Stored dataset items
-=-=-=-=-
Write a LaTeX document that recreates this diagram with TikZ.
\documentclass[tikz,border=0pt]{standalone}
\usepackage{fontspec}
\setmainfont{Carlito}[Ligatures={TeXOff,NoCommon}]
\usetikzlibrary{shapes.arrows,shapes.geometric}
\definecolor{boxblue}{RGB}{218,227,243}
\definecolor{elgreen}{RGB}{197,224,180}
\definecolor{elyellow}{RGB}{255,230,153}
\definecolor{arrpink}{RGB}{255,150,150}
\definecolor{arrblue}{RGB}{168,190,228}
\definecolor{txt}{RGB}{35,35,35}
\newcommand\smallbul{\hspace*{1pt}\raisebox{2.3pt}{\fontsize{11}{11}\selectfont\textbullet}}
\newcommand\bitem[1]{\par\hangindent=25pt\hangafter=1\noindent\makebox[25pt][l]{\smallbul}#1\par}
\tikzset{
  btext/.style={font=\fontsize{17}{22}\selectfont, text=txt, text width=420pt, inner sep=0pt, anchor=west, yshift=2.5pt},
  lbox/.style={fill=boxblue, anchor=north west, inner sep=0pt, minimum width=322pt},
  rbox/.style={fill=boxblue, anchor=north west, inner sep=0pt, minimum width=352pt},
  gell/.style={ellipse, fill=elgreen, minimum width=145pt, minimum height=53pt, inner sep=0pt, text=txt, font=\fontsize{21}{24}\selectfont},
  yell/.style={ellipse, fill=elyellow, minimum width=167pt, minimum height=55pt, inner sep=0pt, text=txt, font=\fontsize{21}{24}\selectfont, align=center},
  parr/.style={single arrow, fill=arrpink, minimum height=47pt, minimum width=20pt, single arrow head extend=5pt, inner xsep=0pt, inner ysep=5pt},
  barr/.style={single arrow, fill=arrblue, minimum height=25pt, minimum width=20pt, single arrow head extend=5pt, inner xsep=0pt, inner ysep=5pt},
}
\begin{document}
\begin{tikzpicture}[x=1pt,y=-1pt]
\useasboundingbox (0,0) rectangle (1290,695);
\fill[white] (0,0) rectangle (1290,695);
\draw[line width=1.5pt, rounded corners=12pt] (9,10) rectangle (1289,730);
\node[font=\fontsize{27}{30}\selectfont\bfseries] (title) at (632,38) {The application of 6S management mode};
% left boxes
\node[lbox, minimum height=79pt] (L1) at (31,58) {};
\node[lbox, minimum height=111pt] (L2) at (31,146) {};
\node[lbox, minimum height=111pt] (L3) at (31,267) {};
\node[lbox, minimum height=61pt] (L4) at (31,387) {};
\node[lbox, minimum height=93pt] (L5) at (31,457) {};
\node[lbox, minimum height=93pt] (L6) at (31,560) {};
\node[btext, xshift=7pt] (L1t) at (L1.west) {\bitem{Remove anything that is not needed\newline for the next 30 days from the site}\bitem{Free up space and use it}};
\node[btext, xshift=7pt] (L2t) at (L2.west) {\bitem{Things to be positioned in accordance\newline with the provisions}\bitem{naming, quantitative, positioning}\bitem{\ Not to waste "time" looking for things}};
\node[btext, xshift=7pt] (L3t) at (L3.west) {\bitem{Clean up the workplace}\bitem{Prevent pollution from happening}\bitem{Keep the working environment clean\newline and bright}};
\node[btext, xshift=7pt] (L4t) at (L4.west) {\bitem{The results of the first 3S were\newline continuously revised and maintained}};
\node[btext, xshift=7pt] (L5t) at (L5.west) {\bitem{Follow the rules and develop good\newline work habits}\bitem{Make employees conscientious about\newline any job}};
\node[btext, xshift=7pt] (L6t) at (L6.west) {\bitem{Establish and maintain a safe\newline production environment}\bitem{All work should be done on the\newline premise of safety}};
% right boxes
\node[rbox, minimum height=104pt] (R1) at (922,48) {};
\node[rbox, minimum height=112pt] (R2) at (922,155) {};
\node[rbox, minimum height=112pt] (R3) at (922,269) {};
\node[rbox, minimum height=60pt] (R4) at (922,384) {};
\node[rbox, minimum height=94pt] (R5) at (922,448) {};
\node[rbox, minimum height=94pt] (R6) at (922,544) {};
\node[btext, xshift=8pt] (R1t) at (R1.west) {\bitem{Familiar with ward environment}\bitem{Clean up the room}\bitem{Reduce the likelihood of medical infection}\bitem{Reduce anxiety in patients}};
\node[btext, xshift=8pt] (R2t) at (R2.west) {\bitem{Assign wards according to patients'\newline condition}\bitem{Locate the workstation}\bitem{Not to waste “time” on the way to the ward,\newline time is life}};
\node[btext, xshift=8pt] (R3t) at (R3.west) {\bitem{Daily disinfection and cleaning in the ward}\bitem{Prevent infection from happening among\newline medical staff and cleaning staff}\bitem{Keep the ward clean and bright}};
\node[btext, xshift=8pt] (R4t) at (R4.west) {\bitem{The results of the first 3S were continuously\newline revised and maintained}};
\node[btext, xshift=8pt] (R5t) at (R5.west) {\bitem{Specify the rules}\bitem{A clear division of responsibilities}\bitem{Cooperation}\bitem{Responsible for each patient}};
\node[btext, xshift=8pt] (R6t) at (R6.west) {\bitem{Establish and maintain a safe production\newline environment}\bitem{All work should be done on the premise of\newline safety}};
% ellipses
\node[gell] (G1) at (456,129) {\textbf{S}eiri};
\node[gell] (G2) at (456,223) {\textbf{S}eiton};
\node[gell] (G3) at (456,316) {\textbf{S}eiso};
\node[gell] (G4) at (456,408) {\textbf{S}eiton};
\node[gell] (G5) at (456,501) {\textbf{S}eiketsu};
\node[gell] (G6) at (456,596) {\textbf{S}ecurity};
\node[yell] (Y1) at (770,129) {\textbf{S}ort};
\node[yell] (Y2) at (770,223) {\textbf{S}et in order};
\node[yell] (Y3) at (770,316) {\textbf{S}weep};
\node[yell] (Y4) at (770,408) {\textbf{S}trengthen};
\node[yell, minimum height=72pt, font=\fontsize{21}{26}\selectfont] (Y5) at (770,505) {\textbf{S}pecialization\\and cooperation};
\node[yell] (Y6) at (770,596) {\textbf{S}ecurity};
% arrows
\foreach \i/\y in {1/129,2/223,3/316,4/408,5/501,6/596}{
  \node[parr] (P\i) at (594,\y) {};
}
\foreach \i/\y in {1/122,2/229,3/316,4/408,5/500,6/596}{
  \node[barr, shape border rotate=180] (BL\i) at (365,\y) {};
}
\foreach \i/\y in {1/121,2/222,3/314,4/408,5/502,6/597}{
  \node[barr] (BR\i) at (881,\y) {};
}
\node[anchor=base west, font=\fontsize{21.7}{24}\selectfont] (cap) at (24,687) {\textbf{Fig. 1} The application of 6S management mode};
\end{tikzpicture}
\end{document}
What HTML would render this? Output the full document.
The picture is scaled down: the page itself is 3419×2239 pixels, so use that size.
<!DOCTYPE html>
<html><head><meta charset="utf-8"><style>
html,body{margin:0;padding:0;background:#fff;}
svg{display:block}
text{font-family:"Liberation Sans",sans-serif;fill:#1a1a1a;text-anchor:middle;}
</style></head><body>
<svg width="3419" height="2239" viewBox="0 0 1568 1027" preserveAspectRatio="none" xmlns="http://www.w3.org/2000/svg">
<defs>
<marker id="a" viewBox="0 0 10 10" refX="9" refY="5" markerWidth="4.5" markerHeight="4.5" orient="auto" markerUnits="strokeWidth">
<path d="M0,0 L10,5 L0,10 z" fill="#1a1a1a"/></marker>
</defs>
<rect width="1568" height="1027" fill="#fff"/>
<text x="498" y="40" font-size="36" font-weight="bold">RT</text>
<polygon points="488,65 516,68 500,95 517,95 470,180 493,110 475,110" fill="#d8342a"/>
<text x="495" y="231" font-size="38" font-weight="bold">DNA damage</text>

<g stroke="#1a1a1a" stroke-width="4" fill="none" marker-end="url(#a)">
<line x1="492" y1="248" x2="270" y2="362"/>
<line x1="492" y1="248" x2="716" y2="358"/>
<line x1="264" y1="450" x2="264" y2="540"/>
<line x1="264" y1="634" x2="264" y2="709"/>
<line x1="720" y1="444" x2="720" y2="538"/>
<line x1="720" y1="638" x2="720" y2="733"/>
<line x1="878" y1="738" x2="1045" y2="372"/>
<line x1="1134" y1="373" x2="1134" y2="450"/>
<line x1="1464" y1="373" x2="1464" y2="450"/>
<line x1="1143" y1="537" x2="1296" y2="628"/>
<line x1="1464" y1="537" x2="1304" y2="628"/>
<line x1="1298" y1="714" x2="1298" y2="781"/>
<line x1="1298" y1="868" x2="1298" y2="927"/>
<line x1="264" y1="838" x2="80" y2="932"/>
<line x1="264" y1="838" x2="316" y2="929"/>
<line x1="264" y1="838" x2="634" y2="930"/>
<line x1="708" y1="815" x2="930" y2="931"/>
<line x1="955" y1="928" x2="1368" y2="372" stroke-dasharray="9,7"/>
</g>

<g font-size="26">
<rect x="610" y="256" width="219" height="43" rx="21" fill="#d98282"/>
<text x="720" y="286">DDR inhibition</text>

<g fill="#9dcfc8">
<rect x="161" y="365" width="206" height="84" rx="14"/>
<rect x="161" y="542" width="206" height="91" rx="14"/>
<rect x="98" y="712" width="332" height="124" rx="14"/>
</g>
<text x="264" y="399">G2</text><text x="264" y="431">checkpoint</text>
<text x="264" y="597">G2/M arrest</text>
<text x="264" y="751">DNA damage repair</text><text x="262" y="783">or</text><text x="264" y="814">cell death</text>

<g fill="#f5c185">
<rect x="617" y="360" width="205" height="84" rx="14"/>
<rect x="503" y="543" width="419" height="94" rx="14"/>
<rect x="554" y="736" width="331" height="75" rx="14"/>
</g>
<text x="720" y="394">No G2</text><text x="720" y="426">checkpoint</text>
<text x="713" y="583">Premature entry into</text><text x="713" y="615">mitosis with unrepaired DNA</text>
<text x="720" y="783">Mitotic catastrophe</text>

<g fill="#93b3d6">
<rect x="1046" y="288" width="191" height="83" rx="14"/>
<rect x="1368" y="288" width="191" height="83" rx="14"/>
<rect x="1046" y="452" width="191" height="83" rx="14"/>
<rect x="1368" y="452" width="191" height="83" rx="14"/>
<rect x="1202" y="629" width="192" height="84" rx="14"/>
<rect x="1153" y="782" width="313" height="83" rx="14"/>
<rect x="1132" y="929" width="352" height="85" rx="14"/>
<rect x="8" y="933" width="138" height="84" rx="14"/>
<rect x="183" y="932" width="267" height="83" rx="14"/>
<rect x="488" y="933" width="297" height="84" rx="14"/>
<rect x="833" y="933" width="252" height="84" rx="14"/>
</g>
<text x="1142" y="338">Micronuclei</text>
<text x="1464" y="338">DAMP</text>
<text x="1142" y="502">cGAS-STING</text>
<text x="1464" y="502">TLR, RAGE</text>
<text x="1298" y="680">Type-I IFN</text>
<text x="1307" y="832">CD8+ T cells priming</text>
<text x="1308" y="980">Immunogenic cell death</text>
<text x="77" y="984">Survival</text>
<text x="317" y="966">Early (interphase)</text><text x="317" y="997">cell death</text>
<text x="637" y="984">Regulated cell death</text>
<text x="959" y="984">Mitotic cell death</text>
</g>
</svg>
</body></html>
-=-=-=-=-
### What to do
Copy every line of the records above that holds the word "this".

### The result
Write a LaTeX document that recreates this diagram with TikZ.
What HTML would render this? Output the full document.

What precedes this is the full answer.